━━━ COLLECTED DATA ━━━

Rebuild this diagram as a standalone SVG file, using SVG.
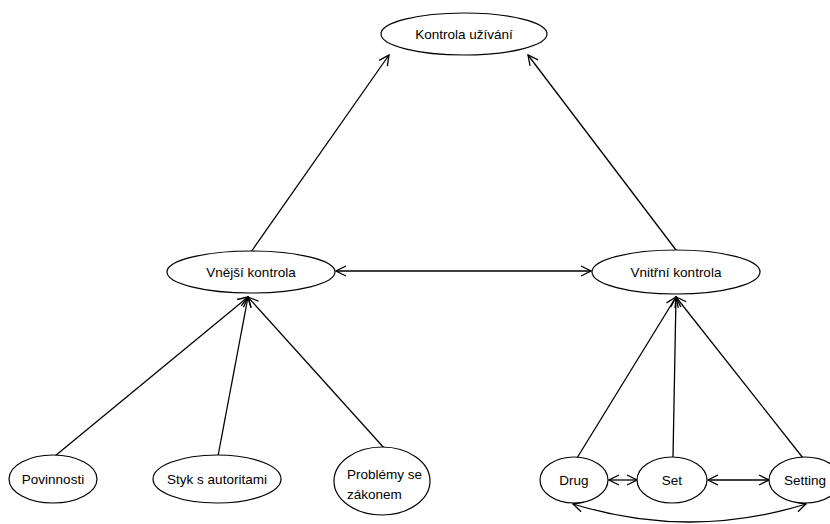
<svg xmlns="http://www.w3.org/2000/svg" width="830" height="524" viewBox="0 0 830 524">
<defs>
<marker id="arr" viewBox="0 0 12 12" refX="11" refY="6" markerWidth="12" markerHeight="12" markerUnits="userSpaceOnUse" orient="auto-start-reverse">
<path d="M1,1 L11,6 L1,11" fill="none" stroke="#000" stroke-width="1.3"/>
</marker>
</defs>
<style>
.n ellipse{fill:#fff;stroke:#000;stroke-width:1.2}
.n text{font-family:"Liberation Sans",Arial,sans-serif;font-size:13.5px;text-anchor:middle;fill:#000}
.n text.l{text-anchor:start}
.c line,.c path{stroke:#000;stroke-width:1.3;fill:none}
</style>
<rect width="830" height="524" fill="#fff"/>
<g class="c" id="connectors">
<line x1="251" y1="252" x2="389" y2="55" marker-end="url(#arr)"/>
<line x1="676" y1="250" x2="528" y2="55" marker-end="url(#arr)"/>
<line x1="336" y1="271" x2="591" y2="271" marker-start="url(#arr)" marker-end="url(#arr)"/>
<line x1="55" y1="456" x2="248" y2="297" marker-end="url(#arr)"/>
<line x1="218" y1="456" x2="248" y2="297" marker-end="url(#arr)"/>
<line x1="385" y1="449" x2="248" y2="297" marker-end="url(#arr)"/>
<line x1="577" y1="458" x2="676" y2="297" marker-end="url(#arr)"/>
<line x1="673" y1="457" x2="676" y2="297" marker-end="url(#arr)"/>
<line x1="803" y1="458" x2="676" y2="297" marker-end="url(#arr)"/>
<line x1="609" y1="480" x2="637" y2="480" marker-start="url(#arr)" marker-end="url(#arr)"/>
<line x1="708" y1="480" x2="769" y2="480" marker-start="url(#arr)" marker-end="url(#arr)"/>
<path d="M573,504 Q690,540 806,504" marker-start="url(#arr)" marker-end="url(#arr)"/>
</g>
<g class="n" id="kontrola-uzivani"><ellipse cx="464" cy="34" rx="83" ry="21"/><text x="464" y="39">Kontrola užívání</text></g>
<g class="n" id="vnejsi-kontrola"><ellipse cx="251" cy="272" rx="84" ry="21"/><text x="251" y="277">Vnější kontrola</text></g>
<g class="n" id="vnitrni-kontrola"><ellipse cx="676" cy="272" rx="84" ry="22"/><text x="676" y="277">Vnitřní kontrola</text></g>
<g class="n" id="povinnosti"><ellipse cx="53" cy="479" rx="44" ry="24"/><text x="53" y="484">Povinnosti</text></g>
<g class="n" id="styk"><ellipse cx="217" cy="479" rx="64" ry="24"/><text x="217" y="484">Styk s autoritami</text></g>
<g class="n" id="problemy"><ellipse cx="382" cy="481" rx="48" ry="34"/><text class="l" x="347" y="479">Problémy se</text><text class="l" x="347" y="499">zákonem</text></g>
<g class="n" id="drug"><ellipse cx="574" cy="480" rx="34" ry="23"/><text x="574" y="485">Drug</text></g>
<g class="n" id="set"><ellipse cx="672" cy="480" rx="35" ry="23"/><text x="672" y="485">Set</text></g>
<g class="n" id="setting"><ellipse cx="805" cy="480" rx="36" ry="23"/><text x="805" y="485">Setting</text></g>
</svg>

━━━

## [WRITTEN PROBLEM]
Transcribe the full listing above exactly, with the images removed.

## [REPLY]
Rebuild this diagram as a standalone SVG file, using SVG.
<svg xmlns="http://www.w3.org/2000/svg" width="830" height="524" viewBox="0 0 830 524">
<defs>
<marker id="arr" viewBox="0 0 12 12" refX="11" refY="6" markerWidth="12" markerHeight="12" markerUnits="userSpaceOnUse" orient="auto-start-reverse">
<path d="M1,1 L11,6 L1,11" fill="none" stroke="#000" stroke-width="1.3"/>
</marker>
</defs>
<style>
.n ellipse{fill:#fff;stroke:#000;stroke-width:1.2}
.n text{font-family:"Liberation Sans",Arial,sans-serif;font-size:13.5px;text-anchor:middle;fill:#000}
.n text.l{text-anchor:start}
.c line,.c path{stroke:#000;stroke-width:1.3;fill:none}
</style>
<rect width="830" height="524" fill="#fff"/>
<g class="c" id="connectors">
<line x1="251" y1="252" x2="389" y2="55" marker-end="url(#arr)"/>
<line x1="676" y1="250" x2="528" y2="55" marker-end="url(#arr)"/>
<line x1="336" y1="271" x2="591" y2="271" marker-start="url(#arr)" marker-end="url(#arr)"/>
<line x1="55" y1="456" x2="248" y2="297" marker-end="url(#arr)"/>
<line x1="218" y1="456" x2="248" y2="297" marker-end="url(#arr)"/>
<line x1="385" y1="449" x2="248" y2="297" marker-end="url(#arr)"/>
<line x1="577" y1="458" x2="676" y2="297" marker-end="url(#arr)"/>
<line x1="673" y1="457" x2="676" y2="297" marker-end="url(#arr)"/>
<line x1="803" y1="458" x2="676" y2="297" marker-end="url(#arr)"/>
<line x1="609" y1="480" x2="637" y2="480" marker-start="url(#arr)" marker-end="url(#arr)"/>
<line x1="708" y1="480" x2="769" y2="480" marker-start="url(#arr)" marker-end="url(#arr)"/>
<path d="M573,504 Q690,540 806,504" marker-start="url(#arr)" marker-end="url(#arr)"/>
</g>
<g class="n" id="kontrola-uzivani"><ellipse cx="464" cy="34" rx="83" ry="21"/><text x="464" y="39">Kontrola užívání</text></g>
<g class="n" id="vnejsi-kontrola"><ellipse cx="251" cy="272" rx="84" ry="21"/><text x="251" y="277">Vnější kontrola</text></g>
<g class="n" id="vnitrni-kontrola"><ellipse cx="676" cy="272" rx="84" ry="22"/><text x="676" y="277">Vnitřní kontrola</text></g>
<g class="n" id="povinnosti"><ellipse cx="53" cy="479" rx="44" ry="24"/><text x="53" y="484">Povinnosti</text></g>
<g class="n" id="styk"><ellipse cx="217" cy="479" rx="64" ry="24"/><text x="217" y="484">Styk s autoritami</text></g>
<g class="n" id="problemy"><ellipse cx="382" cy="481" rx="48" ry="34"/><text class="l" x="347" y="479">Problémy se</text><text class="l" x="347" y="499">zákonem</text></g>
<g class="n" id="drug"><ellipse cx="574" cy="480" rx="34" ry="23"/><text x="574" y="485">Drug</text></g>
<g class="n" id="set"><ellipse cx="672" cy="480" rx="35" ry="23"/><text x="672" y="485">Set</text></g>
<g class="n" id="setting"><ellipse cx="805" cy="480" rx="36" ry="23"/><text x="805" y="485">Setting</text></g>
</svg>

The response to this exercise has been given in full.